История учит нас, что эти на первый взгляд «забавные» вопросы приобретали в некоторые эпохи трагический характер. Нельзя забыть, например, что итальянский монах Джордано Бруно, пантеистические теории которого возвестили начало материалистического движения последующих веков, был приговорен церковью к смертной казни и заживо сожжен в 1600 г. Он обвинялся, в частности, в том, что поддерживал теорию множественности обитаемых миров. Действительно, как мы видели выше, библия поместила Землю и человека на центральное и исключительное место в своей космологической системе. Предположение о том, что существа, похожие на человека, обитают и на других планетах, было для инквизиции еретическим (богословы допускали лишь существование ангелов, движущих каждую планету). И все, кто упорствовал в подобном мнении, заслуживали такого же сурового наказания, какое понес Бруно. [66] Точно так же одна из причин, по которой через несколько лет церковь стала преследовать Галилея, заключалась именно в том, что великий итальянский ученый осмелился после наблюдений Луны в свой телескоп заявить о возможном существовании людей на нашем спутнике.
66
Само собой разумеется, что Джинс как враг католицизма не упустил случая упомянуть об этом факте (L'Univers, стр. 280), хотя по существу он уходит в этой книге не слишком далеко от судей Бруно.
Сила восходящей буржуазии заставила католическую церковь позднее стать менее непримиримой в этом вопросе, который с точки зрения религиозных догм далеко не так важен, как вопрос о сотворении мира или о происхождении человека. И отец Секки, астроном папского двора, в XIX в. мог безнаказанно написать следующие строки, которые очень дорого бы ему стоили два века тому назад:
«Что сказать об этих неизмеримых пространствах и о светилах, их наполняющих? Что думать об этих звездах, которые являются, несомненно, как и наше Солнце, центрами света, тепла, предназначенных также для поддержания жизни множества существ всех видов? Нам представляется абсурдным рассматривать эти обширные области как необитаемые пустыни; они должны быть населены мыслящими существами, способными познавать, почитать и любить своего творца». [67]
67
P. Sессhi, Le soleil, стр. 417.
Таким образом, переход от геометрической картины мира Птолемея к гелиоцентрической системе Коперника, совершенный в конце концов церковью, привел к необходимости одновременно распространить доброту творца на другие бесчисленные миры и перестать считать человека единственным, кто пользуется божьей милостью.
Но лет двадцать тому назад произошел любопытный поворот: новые космогонические гипотезы, пришедшие на смену гипотезе Лапласа, побудили различных ученых креационистского направления использовать положение о возможной редкости жизни во вселенной в более или менее религиозных целях. Хотя результаты последних астрономических наблюдений привели эти попытки к полному крушению, тем не менее представляется полезным сказать несколько слов о постановке этой проблемы в настоящее время.
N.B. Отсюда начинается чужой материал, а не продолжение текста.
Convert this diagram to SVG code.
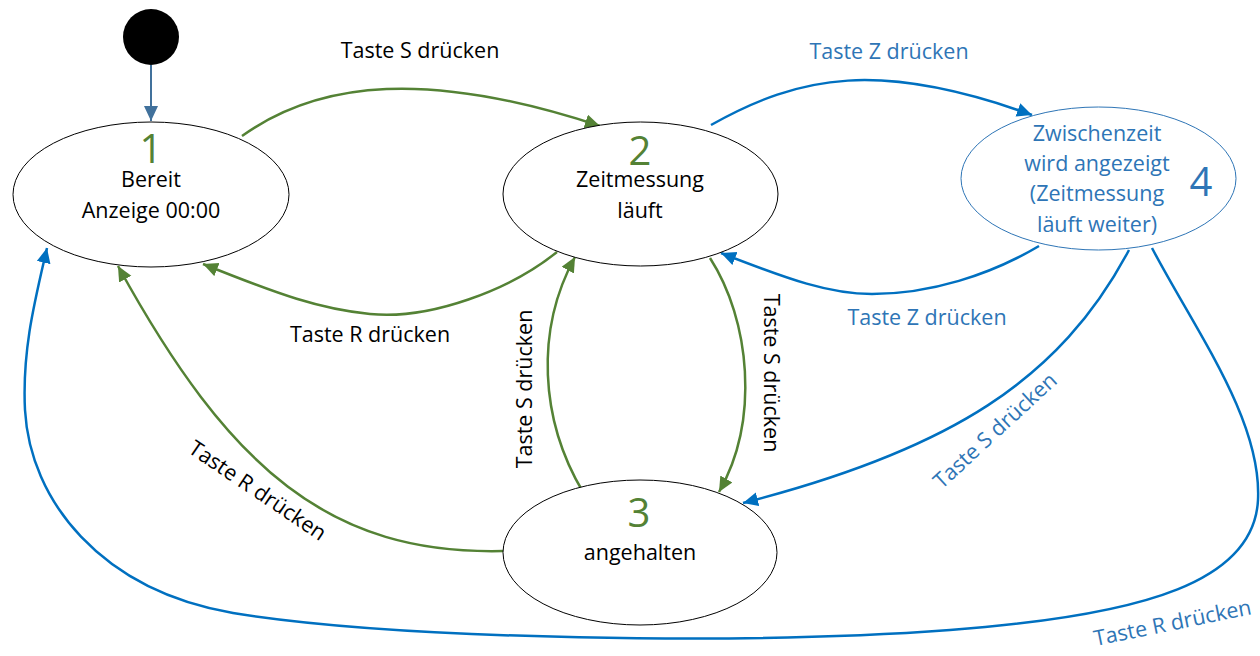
<svg xmlns="http://www.w3.org/2000/svg" width="1260" height="656" viewBox="0 0 1260 656">
<defs>
<style>
.node{fill:#fff;stroke:#000;stroke-width:1}
.node4{fill:#fff;stroke:#2e75b6;stroke-width:1}
.t{font-family:"Open Sans","Liberation Sans",sans-serif;font-size:21.5px;text-anchor:middle}
.dg{font-family:"Open Sans","Liberation Sans",sans-serif;font-size:40px;text-anchor:middle}
.blk{fill:#000}
.grn{fill:#548235}
.blu{fill:#2e75b6}
.cg{fill:none;stroke:#548235;stroke-width:2.5}
.cb{fill:none;stroke:#0070c0;stroke-width:2.5}
.cs{fill:none;stroke:#41719c;stroke-width:2}
</style>
<marker id="ag" markerUnits="userSpaceOnUse" markerWidth="16" markerHeight="16" refX="15" refY="7" orient="auto"><path d="M0,0 L15,7 L0,14 z" fill="#548235"/></marker>
<marker id="ab" markerUnits="userSpaceOnUse" markerWidth="16" markerHeight="16" refX="15" refY="7" orient="auto"><path d="M0,0 L15,7 L0,14 z" fill="#0070c0"/></marker>
<marker id="as" markerUnits="userSpaceOnUse" markerWidth="16" markerHeight="16" refX="15" refY="7" orient="auto"><path d="M0,0 L15,7 L0,14 z" fill="#41719c"/></marker>
</defs>
<rect width="1260" height="656" fill="#fff"/>

<g id="connectors">
<path class="cs" d="M151,65 L151,121" marker-end="url(#as)"/>
<path class="cg" d="M242,136 C320,80 430,70 600,126" marker-end="url(#ag)"/>
<path class="cg" d="M557,252 C510,290 430,320 370,314 C320,309 280,295 203,264" marker-end="url(#ag)"/>
<path class="cg" d="M503,551 C330,555 230,470 118,266" marker-end="url(#ag)"/>
<path class="cg" d="M583,492 C540,420 535,330 575,257" marker-end="url(#ag)"/>
<path class="cg" d="M710,258 C750,320 760,420 719,492" marker-end="url(#ag)"/>
<path class="cb" d="M711,125 C800,75 880,60 1032,115" marker-end="url(#ab)"/>
<path class="cb" d="M1039,246 C990,275 930,294 872,294 C830,294 790,280 721,253" marker-end="url(#ab)"/>
<path class="cb" d="M1129,250 C1060,380 950,450 743,503" marker-end="url(#ab)"/>
<path class="cb" d="M1152,248 C1195,330 1262,420 1258,500 C1254,580 1150,615 950,630 C750,645 400,640 233,613 C100,590 30,500 25,410 C22,350 35,300 47,248" marker-end="url(#ab)"/>
<text class="t blk" x="420" y="58">Taste S drücken</text>
<text class="t blu" x="889" y="59">Taste Z drücken</text>
<text class="t blk" x="370" y="342">Taste R drücken</text>
<text class="t blu" x="927" y="325">Taste Z drücken</text>
<text class="t blk" transform="translate(532,389) rotate(-90)">Taste S drücken</text>
<text class="t blk" transform="translate(764,373) rotate(90)">Taste S drücken</text>
<text class="t blk" transform="translate(253.5,496.6) rotate(34)">Taste R drücken</text>
<text class="t blu" transform="translate(1000,436) rotate(-42.7)">Taste S drücken</text>
<text class="t blu" transform="translate(1174,630) rotate(-11.5)">Taste R drücken</text>
</g>

<g id="start">
<circle cx="151" cy="37" r="28" fill="#000"/>
</g>

<g id="node1">
<ellipse class="node" cx="151" cy="194.5" rx="138" ry="72.5"/>
<text class="dg grn" x="151" y="163">1</text>
<text class="t blk" x="151" y="187">Bereit</text>
<text class="t blk" x="151" y="218">Anzeige 00:00</text>
</g>

<g id="node2">
<ellipse class="node" cx="640.5" cy="194" rx="137.5" ry="72"/>
<text class="dg grn" x="640" y="165">2</text>
<text class="t blk" x="640" y="187">Zeitmessung</text>
<text class="t blk" x="640" y="218">läuft</text>
</g>

<g id="node3">
<ellipse class="node" cx="640" cy="552.5" rx="137" ry="72.5"/>
<text class="dg grn" x="639" y="527">3</text>
<text class="t blk" x="640" y="560">angehalten</text>
</g>

<g id="node4">
<ellipse class="node4" cx="1098.5" cy="178.5" rx="137.5" ry="71.5"/>
<text class="t blu" x="1097" y="141">Zwischenzeit</text>
<text class="t blu" x="1097" y="171">wird angezeigt</text>
<text class="t blu" x="1097" y="201">(Zeitmessung</text>
<text class="t blu" x="1097" y="232">läuft weiter)</text>
<text class="dg blu" x="1201" y="196">4</text>
</g>
</svg>
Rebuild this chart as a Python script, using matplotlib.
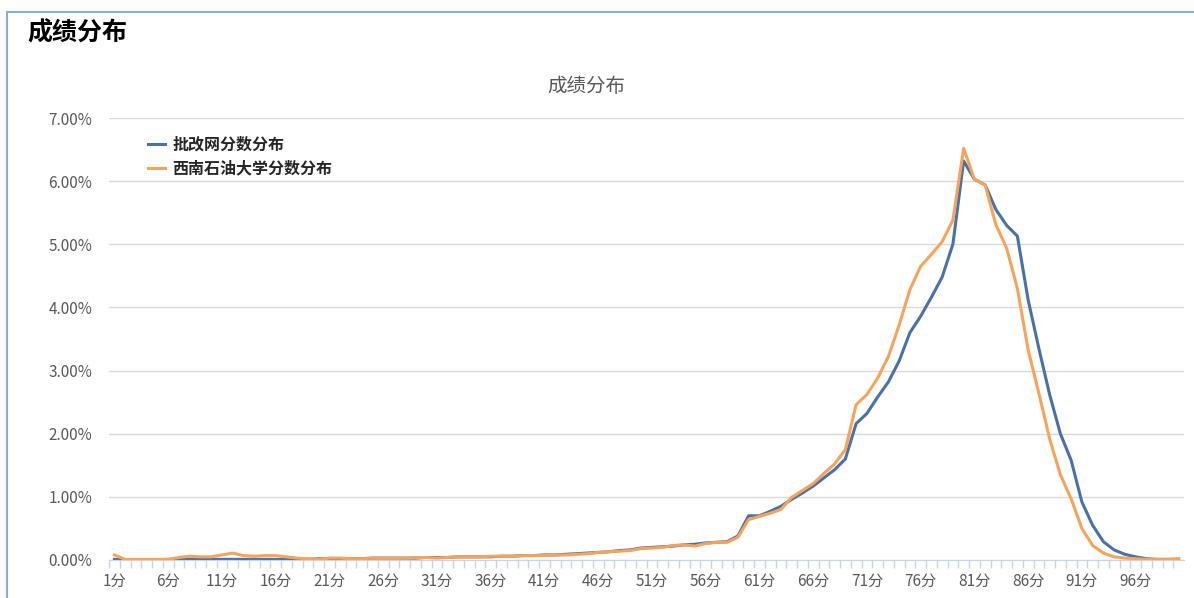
import matplotlib
matplotlib.use('Agg')
import matplotlib.pyplot as plt
from matplotlib.lines import Line2D
from matplotlib.ticker import FuncFormatter

plt.rcParams['font.family'] = ['Noto Sans CJK SC', 'DejaVu Sans']

# 分数 1~100
scores = list(range(1, 101))
x_labels = ['%d分' % s for s in scores]

# 批改网分数分布 (%)
pigai = [0.01, 0.00, 0.00, 0.00, 0.00, 0.01, 0.01, 0.01, 0.01, 0.01,
         0.01, 0.01, 0.01, 0.01, 0.01, 0.01, 0.01, 0.01, 0.01, 0.02,
         0.02, 0.02, 0.02, 0.02, 0.03, 0.03, 0.03, 0.03, 0.03, 0.04,
         0.04, 0.04, 0.05, 0.05, 0.05, 0.05, 0.06, 0.06, 0.07, 0.07,
         0.08, 0.08, 0.09, 0.10, 0.11, 0.12, 0.13, 0.15, 0.16, 0.19,
         0.20, 0.21, 0.22, 0.24, 0.25, 0.27, 0.28, 0.29, 0.38, 0.70,
         0.70, 0.77, 0.85, 0.96, 1.06, 1.17, 1.30, 1.43, 1.60, 2.16,
         2.32, 2.58, 2.82, 3.15, 3.60, 3.86, 4.16, 4.48, 5.00, 6.32,
         6.03, 5.94, 5.55, 5.30, 5.13, 4.12, 3.35, 2.62, 2.00, 1.58,
         0.92, 0.55, 0.29, 0.16, 0.09, 0.05, 0.02, 0.01, 0.01, 0.01]

# 西南石油大学分数分布 (%)
swpu = [0.08, 0.01, 0.01, 0.01, 0.01, 0.01, 0.04, 0.06, 0.05, 0.05,
        0.08, 0.11, 0.07, 0.06, 0.07, 0.07, 0.05, 0.03, 0.02, 0.01,
        0.03, 0.03, 0.02, 0.02, 0.03, 0.03, 0.03, 0.03, 0.04, 0.04,
        0.03, 0.04, 0.05, 0.05, 0.05, 0.06, 0.06, 0.06, 0.07, 0.07,
        0.07, 0.08, 0.08, 0.09, 0.10, 0.12, 0.13, 0.14, 0.15, 0.18,
        0.19, 0.20, 0.23, 0.24, 0.22, 0.26, 0.28, 0.28, 0.36, 0.64,
        0.69, 0.74, 0.80, 0.99, 1.10, 1.21, 1.37, 1.52, 1.75, 2.46,
        2.62, 2.88, 3.22, 3.72, 4.28, 4.65, 4.84, 5.04, 5.38, 6.52,
        6.03, 5.94, 5.31, 4.94, 4.30, 3.33, 2.64, 1.92, 1.35, 0.97,
        0.50, 0.23, 0.11, 0.05, 0.03, 0.02, 0.01, 0.01, 0.01, 0.02]

fig = plt.figure(figsize=(11.94, 5.98), dpi=100)
ax = fig.add_axes([109 / 1194, 38 / 598, 1075 / 1194, 442 / 598])

ax.plot(scores, pigai, color='#4a71a8', lw=2.2, label='批改网分数分布')
ax.plot(scores, swpu, color='#f6a45c', lw=2.2, label='西南石油大学分数分布')

ax.set_ylim(0, 7)
ax.set_xlim(0.5, 100.5)
ax.set_yticks(range(0, 8))
ax.yaxis.set_major_formatter(FuncFormatter(lambda v, p: '%.2f%%' % v))
ax.grid(axis='y', color='#d9d9d9', lw=1)
ax.set_axisbelow(True)

# x轴: 每5分标一次, 刻度在格子边界
ax.set_xticks(scores[::5])
ax.set_xticklabels(x_labels[::5])
ax.set_xticks([s + 0.5 for s in range(0, 100)], minor=True)
ax.tick_params(axis='x', which='major', length=0, pad=9, labelsize=11, labelcolor='#595959')
ax.tick_params(axis='x', which='minor', length=6, color='#c5d5ea', width=1)
ax.tick_params(axis='y', length=0, pad=12, labelsize=11, labelcolor='#595959')

for s in ['left', 'right', 'top']:
    ax.spines[s].set_visible(False)
ax.spines['bottom'].set_color('#c5d5ea')

leg = ax.legend(loc='upper left', bbox_to_anchor=(0.036, 0.958), frameon=False,
                borderpad=0, borderaxespad=0, handlelength=1.1, handletextpad=0.45,
                labelspacing=0.5, prop={'size': 11.5, 'weight': 'bold'})
for t in leg.get_texts():
    t.set_color('#262626')

# 标题
fig.text(586 / 1194, 1 - 86 / 598, '成绩分布', ha='center', va='center', fontsize=14, color='#595959')
fig.text(27 / 1194, 1 - 33 / 598, '成绩分布', ha='left', va='center', fontsize=18, fontweight='bold', color='black')

# 外边框(左, 上)
fig.add_artist(Line2D([7 / 1194, 7 / 1194], [0, 1 - 12 / 598], color='#8eaadb', lw=1.5))
fig.add_artist(Line2D([7 / 1194, 1], [1 - 12 / 598, 1 - 12 / 598], color='#8eaadb', lw=1.5))

fig.savefig('out.png', dpi=100)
При описании эволюции спиральных туманностей мы встречались лишь с частицами, входящими в состав более или менее рассеянных или более или менее плотных образований. Ни разу не поднимался вопрос о появлении в какой-нибудь момент жизни. Мы знаем, однако, по нашему собственному земному опыту, что жизнь должна была когда-то возникнуть на нашей планете, по всей видимости, несколько сотен миллионов лет назад. Таким образом это приводит нас к общему вопросу, как может из неорганической (неживой) материи возникнуть органическая (живая) материя.